▸ Task statement
Print the lines that start the entries and continue through the one holding "import numpy as np", please, exactly and with the pictures omitted.

▸ Stored data
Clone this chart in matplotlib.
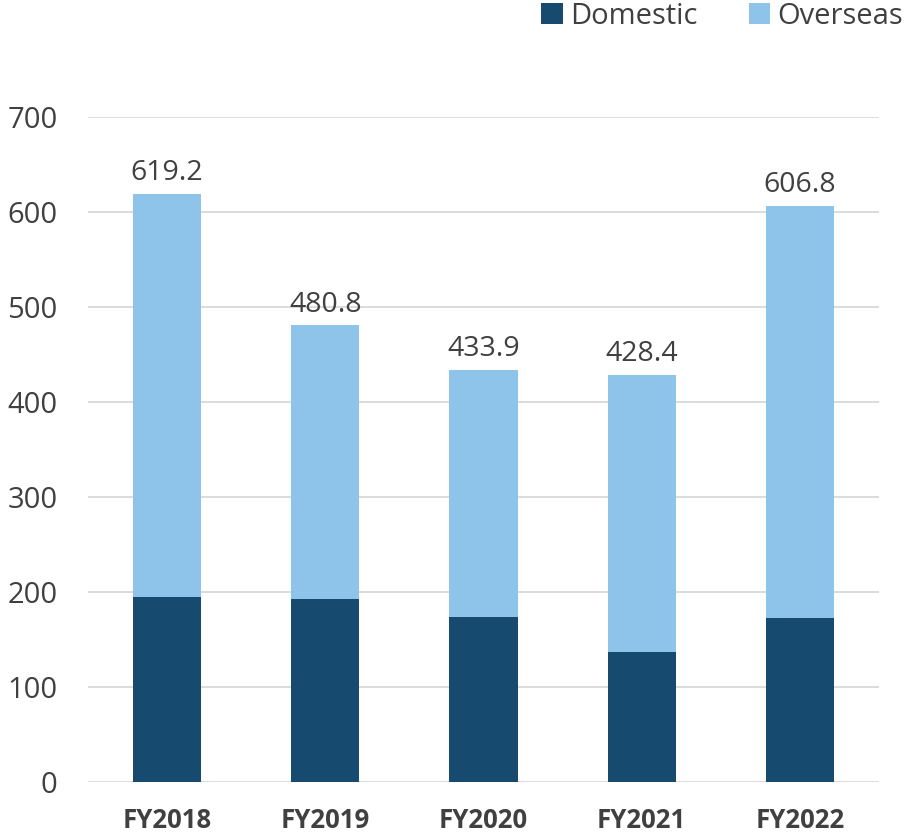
import matplotlib.pyplot as plt
import numpy as np

years = ["FY2018", "FY2019", "FY2020", "FY2021", "FY2022"]
totals = [619.2, 480.8, 433.9, 428.4, 606.8]
domestic = [195.2, 192.7, 173.5, 137.3, 173.1]
overseas = [t - d for t, d in zip(totals, domestic)]

plt.rcParams['font.family'] = ['Open Sans', 'DejaVu Sans']
txt = '#404040'

fig = plt.figure(figsize=(9.07, 8.35), dpi=100)
ax = fig.add_axes([88 / 907, 53 / 835, 791 / 907, 665 / 835])

x = np.arange(len(years))
ax.bar(x, domestic, width=0.43, color='#164A6E', label='Domestic', zorder=3)
ax.bar(x, overseas, width=0.43, bottom=domestic, color='#8FC4EA', label='Overseas', zorder=3)
for xi, t in zip(x, totals):
    ax.text(xi, t + 7, f"{t:.1f}", ha='center', va='bottom', fontsize=20.5, color=txt)

ax.set_xlim(-0.5, 4.5)
ax.set_ylim(0, 700)
ax.set_yticks(range(0, 701, 100))
ax.grid(axis='y', color='#d9d9d9', linewidth=1.3, zorder=0)
for s in ax.spines.values():
    s.set_visible(False)
ax.tick_params(length=0)
ax.tick_params(axis='y', labelsize=21, labelcolor=txt, pad=22)
ax.set_xticks(x)
ax.set_xticklabels(years, fontsize=18.5, fontweight='bold', color=txt)
ax.tick_params(axis='x', pad=18)

fig.legend(loc='upper right', bbox_to_anchor=(915 / 907, 1.012), ncol=2, frameon=False,
           fontsize=21, handlelength=0.75, handleheight=0.75, handletextpad=0.25,
           columnspacing=1.75, labelcolor=txt, borderaxespad=0)

fig.savefig('out.png')
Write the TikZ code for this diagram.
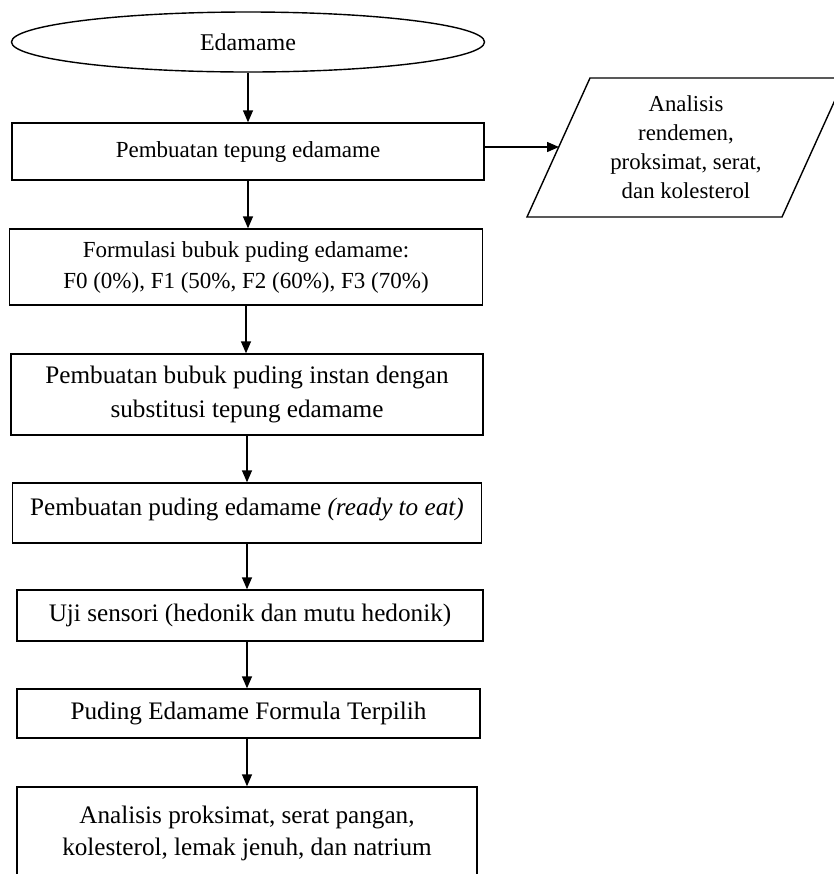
\documentclass[tikz,border=0pt]{standalone}
\usepackage{fontspec}
\setmainfont{Liberation Serif}
\usetikzlibrary{shapes.geometric,arrows.meta}

\begin{document}
\begin{tikzpicture}[x=0.5pt,y=-0.5pt]

        % Stile globale per linee, kotak dan panah
        \tikzset{
            every path/.style={line width=0.7pt},
            kotak/.style={draw, rectangle, align=center, inner sep=0pt,
                font=\fontsize{11.5}{15.5}\selectfont},
            kotakbesar/.style={kotak, font=\fontsize{12.6}{17}\selectfont},
            panah/.style={-{Triangle[length=6pt,width=5pt]}}
        }

        % Area gambar (proporsi referensi)
        \useasboundingbox (0,0) rectangle (834,874);

        % Awal alur
        \node[draw, ellipse, minimum width=236.5pt, minimum height=30pt,
            inner sep=0pt, font=\fontsize{12}{16}\selectfont] (edamame) at (248,42) {Edamame};

        % Langkah-langkah proses
        \node[kotak, minimum width=236pt, minimum height=28.5pt] (tepung) at (248,151.5)
            {Pembuatan tepung edamame};
        \node[kotak, minimum width=236.5pt, minimum height=38pt] (formulasi) at (246,267)
            {Formulasi bubuk puding edamame:\\F0 (0\%), F1 (50\%, F2 (60\%), F3 (70\%)};
        \node[kotakbesar, minimum width=236pt, minimum height=40.5pt] (bubuk) at (247,394.5)
            {Pembuatan bubuk puding instan dengan\\substitusi tepung edamame};
        \node[kotakbesar, minimum width=234.5pt, minimum height=30pt, text depth=6.5pt] (puding) at (247,513)
            {Pembuatan puding edamame \textit{(ready to eat)}};
        \node[kotakbesar, minimum width=233pt, minimum height=25.5pt] (sensori) at (250,615.5)
            {Uji sensori (hedonik dan mutu hedonik)};
        \node[kotakbesar, minimum width=231.5pt, minimum height=24.5pt] (terpilih) at (248.5,713.5)
            {Puding Edamame Formula Terpilih};

        % Kotak terakhir (terpotong di bawah)
        \node[draw, rectangle, minimum width=230pt, minimum height=60pt,
            label={[anchor=north, align=center, yshift=-6pt,
                font=\fontsize{12.6}{16}\selectfont]north:Analisis proksimat, serat pangan,\\kolesterol, lemak jenuh, dan natrium}]
            (akhir) at (247,847) {};

        % Analisis tepung (jajaran genjang)
        \node[align=center, inner sep=0pt, font=\fontsize{11.4}{14.5}\selectfont]
            (rendemen) at (686,147.5) {Analisis\\rendemen,\\proksimat, serat,\\dan kolesterol};
        \draw (590,78) -- (845,78) -- (782,217) -- (527,217) -- cycle;
        \coordinate (masuk) at (559,147);

        % Panah
        \draw[panah] (edamame) -- (edamame |- tepung.north);
        \draw[panah] (tepung) -- (tepung |- formulasi.north);
        \draw[panah] (formulasi) -- (formulasi |- bubuk.north);
        \draw[panah] (bubuk) -- (bubuk |- puding.north);
        \draw[panah] (puding) -- (puding |- sensori.north);
        \draw[panah] (puding |- sensori.south) -- (puding |- terpilih.north);
        \draw[panah] (puding |- terpilih.south) -- (puding |- akhir.north);
        \draw[panah] (tepung.east |- masuk) -- (masuk);

    \end{tikzpicture}
\end{document}
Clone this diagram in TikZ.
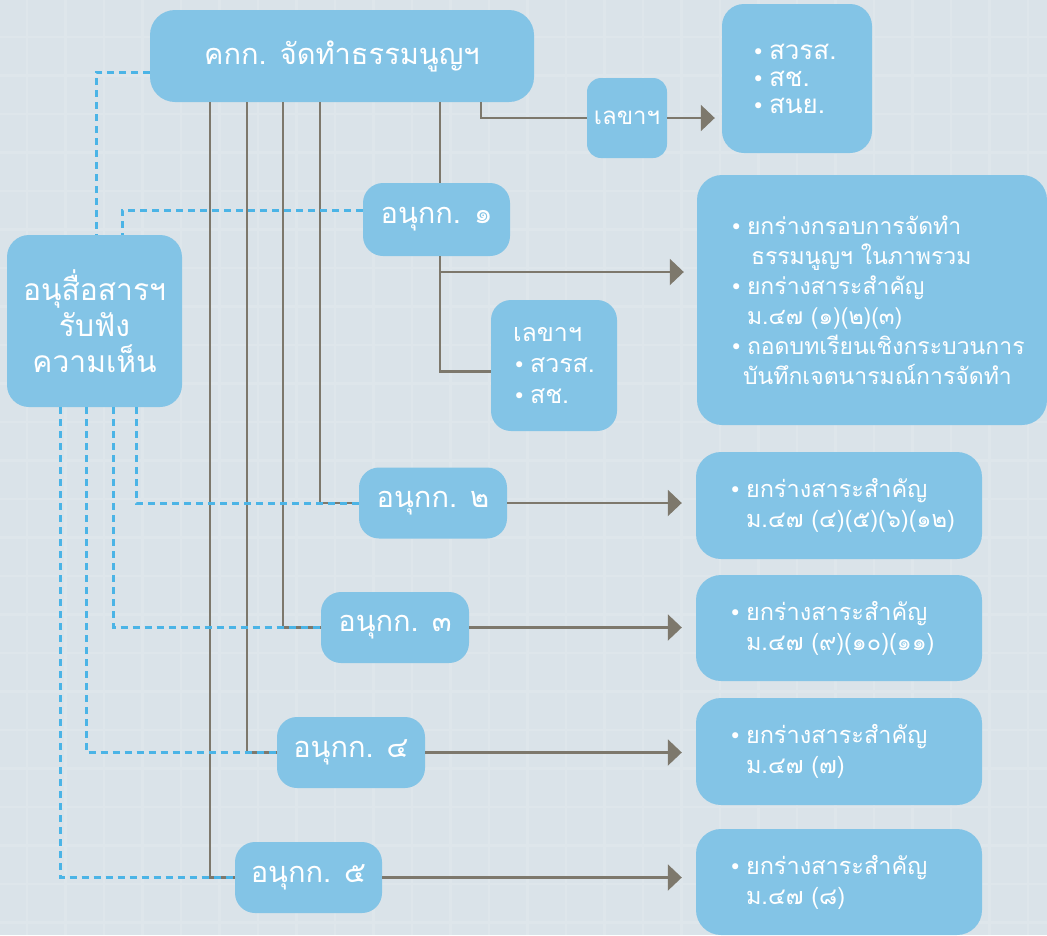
\documentclass[tikz,border=0pt]{standalone}
\usepackage{fontspec}
\newfontfamily\thaifont[Script=Thai]{Loma}
\newfontfamily\symfont{DejaVu Sans}
\usetikzlibrary{arrows.meta}
\definecolor{bgc}{HTML}{DAE3E9}
\definecolor{gridc}{HTML}{DEE6EB}
\definecolor{boxc}{HTML}{83C4E6}
\definecolor{linec}{HTML}{7D786C}
\definecolor{dashc}{HTML}{4BB4E6}
\newcommand\bul{\makebox[17pt][l]{\symfont\fontsize{21}{21}\selectfont •}}
\newcommand\ind{\hspace*{17pt}}
\tikzset{
  box/.style={fill=boxc, draw=none, rounded corners=22pt, inner sep=0pt, text=white,
    font=\thaifont\fontsize{29}{36}\selectfont, align=center},
  listbox/.style={box, align=left, font=\thaifont\fontsize{23.5}{30}\selectfont},
  conn/.style={draw=linec, line width=2.2pt},
  arr/.style={conn, -{Triangle[length=14pt,width=26pt]}, shorten >=14pt},
  dsh/.style={draw=dashc, line width=3pt, dash pattern=on 7pt off 5pt}
}
\begin{document}
\begin{tikzpicture}[x=1pt,y=-1pt]
\fill[bgc] (0,0) rectangle (1047,935);
\useasboundingbox (0,0) rectangle (1047,935);
\foreach \i in {0,...,27} {
  \draw[gridc, line width=2.5pt] (27+38.5*\i,0) -- (27+38.5*\i,935);
}
\foreach \i in {0,...,24} {
  \draw[gridc, line width=2.5pt] (0,37+38.5*\i) -- (1047,37+38.5*\i);
}

% nodes
\node[box, minimum width=384pt, minimum height=92pt, rounded corners=25pt] (main) at (342,56) {คกก. จัดทำธรรมนูญฯ};
\node[box, minimum width=80pt, minimum height=80pt, rounded corners=14pt, font=\thaifont\fontsize{24}{30}\selectfont] (lekha1) at (627,118) {เลขาฯ};
\node[listbox, minimum width=150pt, minimum height=149pt, text width=90pt, inner xsep=30pt, font=\thaifont\fontsize{26}{27}\selectfont] (topr) at (797,78.5) {\bul สวรส.\\ \bul สช.\\ \bul สนย.};
\node[box, minimum width=147pt, minimum height=73pt, rounded corners=20pt] (sub1) at (436.5,219.5) {อนุกก. ๑};
\node[listbox, minimum width=350pt, minimum height=250pt, text width=284pt, inner xsep=33pt, rounded corners=25pt, font=\thaifont\fontsize{23}{30}\selectfont] (big1) at (872,300)
  {\bul ยกร่างกรอบการจัดทำ\\ \ind\hspace*{4pt}ธรรมนูญฯ ในภาพรวม\\ \bul ยกร่างสาระสำคัญ\\ \ind ม.๔๗ (๑)(๒)(๓)\\ \mbox{\bul ถอดบทเรียนเชิงกระบวนการ}\\ \mbox{\hspace*{13pt}บันทึกเจตนารมณ์การจัดทำ}};
\node[listbox, minimum width=126pt, minimum height=131pt, text width=82pt, inner xsep=22pt, rounded corners=20pt, font=\thaifont\fontsize{25}{31}\selectfont] (lekha2) at (554,365.5)
  {เลขาฯ\\ \bul สวรส.\\ \bul สช.};
\node[box, minimum width=175pt, minimum height=172pt, font=\thaifont\fontsize{30}{36}\selectfont] (comm) at (94.5,321) {อนุสื่อสารฯ\\ รับฟัง\\ ความเห็น};
\node[box, minimum width=148pt, minimum height=71pt, rounded corners=20pt] (sub2) at (433,503) {อนุกก. ๒};
\node[box, minimum width=148pt, minimum height=71pt, rounded corners=20pt] (sub3) at (395,627.5) {อนุกก. ๓};
\node[box, minimum width=148pt, minimum height=71pt, rounded corners=20pt] (sub4) at (351,752.5) {อนุกก. ๔};
\node[box, minimum width=147pt, minimum height=71pt, rounded corners=20pt] (sub5) at (308.5,877.5) {อนุกก. ๕};
\node[listbox, minimum width=286pt, minimum height=107pt, text width=220pt, inner xsep=33pt, rounded corners=25pt] (box2) at (839,505.5)
  {\mbox{\bul ยกร่างสาระสำคัญ}\\ \mbox{\ind ม.๔๗ (๔)(๕)(๖)(๑๒)}};
\node[listbox, minimum width=286pt, minimum height=106pt, text width=220pt, inner xsep=33pt, rounded corners=25pt] (box3) at (839,628)
  {\mbox{\bul ยกร่างสาระสำคัญ}\\ \mbox{\ind ม.๔๗ (๙)(๑๐)(๑๑)}};
\node[listbox, minimum width=286pt, minimum height=107pt, text width=220pt, inner xsep=33pt, rounded corners=25pt] (box4) at (839,751.5)
  {\mbox{\bul ยกร่างสาระสำคัญ}\\ \mbox{\ind ม.๔๗ (๗)}};
\node[listbox, minimum width=286pt, minimum height=106pt, text width=220pt, inner xsep=33pt, rounded corners=25pt] (box5) at (839,882)
  {\mbox{\bul ยกร่างสาระสำคัญ}\\ \mbox{\ind ม.๔๗ (๘)}};

% coordinates on edges
\coordinate (mL) at (481,102);
\coordinate (m1) at (440,102);
\coordinate (s1t) at (440,183);
\coordinate (s1b) at (440,256);
\coordinate (j1) at (440,272);
\coordinate (m2) at (320,102);
\coordinate (m3) at (283,102);
\coordinate (m4) at (247,102);
\coordinate (m5) at (210,102);
\coordinate (ct1) at (96,235);
\coordinate (ct2) at (122,235);
\coordinate (c2) at (136,407);
\coordinate (c3) at (113,407);
\coordinate (c4) at (86,407);
\coordinate (c5) at (60,407);

% solid connectors
\draw[conn] (mL) |- (lekha1.west);
\draw[arr, shorten >=7pt] (lekha1.east) -- (lekha1.east -| topr.west);
\draw[conn] (m1) -- (s1t);
\draw[conn] (s1b) |- ([yshift=-6pt]lekha2.west);
\draw[arr, shorten >=13pt] (j1) -- (j1 -| big1.west);
\draw[conn] (m2) |- (sub2.west);
\draw[conn] (m3) |- (sub3.west);
\draw[conn] (m4) |- (sub4.west);
\draw[conn] (m5) |- (sub5.west);
\draw[arr] (sub2.east) -- (sub2.east -| box2.west);
\draw[arr] (sub3.east) -- (sub3.east -| box3.west);
\draw[arr] (sub4.east) -- (sub4.east -| box4.west);
\draw[arr] (sub5.east) -- (sub5.east -| box5.west);

% dashed connectors
\draw[dsh] ([yshift=-16pt]main.west) -| (ct1);
\draw[dsh] ([yshift=9.5pt]sub1.west) -| (ct2);
\draw[dsh] (c2) |- (sub2.west);
\draw[dsh] (c3) |- (sub3.west);
\draw[dsh] (c4) |- (sub4.west);
\draw[dsh] (c5) |- (sub5.west);
\end{tikzpicture}
\end{document}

▸ Result of this task
Clone this chart in matplotlib.
import matplotlib.pyplot as plt
import numpy as np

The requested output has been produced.